-- START OF Source data --

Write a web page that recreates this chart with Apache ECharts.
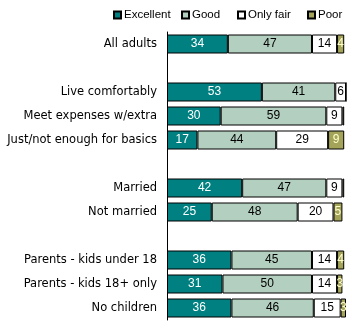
<!DOCTYPE html>
<html><head><meta charset="utf-8">
<script src="https://cdn.jsdelivr.net/npm/echarts@6/dist/echarts.min.js"></script>
<style>html,body{margin:0;padding:0;background:#fff}#c{width:352px;height:331px}</style>
</head><body><div id="c"></div>
<script>
const categories = ['All adults', ' ', 'Live comfortably', 'Meet expenses w/extra', 'Just/not enough for basics', '  ', 'Married', 'Not married', '   ', 'Parents - kids under 18', 'Parents - kids 18+ only', 'No children'];
const seriesNames = ['Excellent', 'Good', 'Only fair', 'Poor'];
const excellent = [34, null, 53, 30, 17, null, 42, 25, null, 36, 31, 36];
const good      = [47, null, 41, 59, 44, null, 47, 48, null, 45, 50, 46];
const onlyFair  = [14, null, 6, 9, 29, null, 9, 20, null, 14, 14, 15];
const poor      = [4, null, 0, 1, 9, null, 1, 5, null, 4, 3, 3];
const colors = ['#008080', '#B3CFBF', '#FFFFFF', '#A3A35A'];
const labelColors = ['#FFFFFF', '#000000', '#000000', '#FFFFCC'];
const legendLefts = [113, 181, 237, 307];
const font = 'DejaVu Sans';
const values = [excellent, good, onlyFair, poor];

const chart = echarts.init(document.getElementById('c'), null, {renderer: 'canvas'});
chart.setOption({
  animation: false,
  legend: seriesNames.map((n, i) => ({
    top: 9, left: legendLefts[i], itemWidth: 7, itemHeight: 7, icon: 'rect', padding: 0,
    textStyle: {fontFamily: 'Liberation Sans', fontSize: 11.5, color: '#000', padding: [0, 0, 0, -2]},
    data: [n]
  })),
  grid: {left: 167, right: 6, top: 32, height: 288, containLabel: false},
  xAxis: {type: 'value', min: 0, max: 100, show: false},
  yAxis: {
    type: 'category', data: categories, inverse: true,
    axisLine: {lineStyle: {color: '#000', width: 1}},
    axisTick: {show: false},
    axisLabel: {fontFamily: font, fontSize: 11.5, color: '#000', margin: 10}
  },
  series: seriesNames.map((n, i) => ({
    name: n, type: 'bar', stack: 'all', barWidth: 19,
    data: values[i],
    itemStyle: {color: colors[i], borderColor: '#000', borderWidth: 1},
    label: {
      show: true, position: 'inside', color: labelColors[i],
      fontFamily: 'Liberation Sans', fontSize: 12,
      formatter: p => (p.value == null || p.value < 2) ? '' : String(p.value)
    }
  }))
});
</script></body></html>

-- END OF Source data --

* Prompt: Take the lines from the start of the material to the line with "const values = [excellent, good, onlyFair, poor];", both included, and transcribe them exactly without the pictures.

* Result of this exercise:
Write a web page that recreates this chart with Apache ECharts.
<!DOCTYPE html>
<html><head><meta charset="utf-8">
<script src="https://cdn.jsdelivr.net/npm/echarts@6/dist/echarts.min.js"></script>
<style>html,body{margin:0;padding:0;background:#fff}#c{width:352px;height:331px}</style>
</head><body><div id="c"></div>
<script>
const categories = ['All adults', ' ', 'Live comfortably', 'Meet expenses w/extra', 'Just/not enough for basics', '  ', 'Married', 'Not married', '   ', 'Parents - kids under 18', 'Parents - kids 18+ only', 'No children'];
const seriesNames = ['Excellent', 'Good', 'Only fair', 'Poor'];
const excellent = [34, null, 53, 30, 17, null, 42, 25, null, 36, 31, 36];
const good      = [47, null, 41, 59, 44, null, 47, 48, null, 45, 50, 46];
const onlyFair  = [14, null, 6, 9, 29, null, 9, 20, null, 14, 14, 15];
const poor      = [4, null, 0, 1, 9, null, 1, 5, null, 4, 3, 3];
const colors = ['#008080', '#B3CFBF', '#FFFFFF', '#A3A35A'];
const labelColors = ['#FFFFFF', '#000000', '#000000', '#FFFFCC'];
const legendLefts = [113, 181, 237, 307];
const font = 'DejaVu Sans';
const values = [excellent, good, onlyFair, poor];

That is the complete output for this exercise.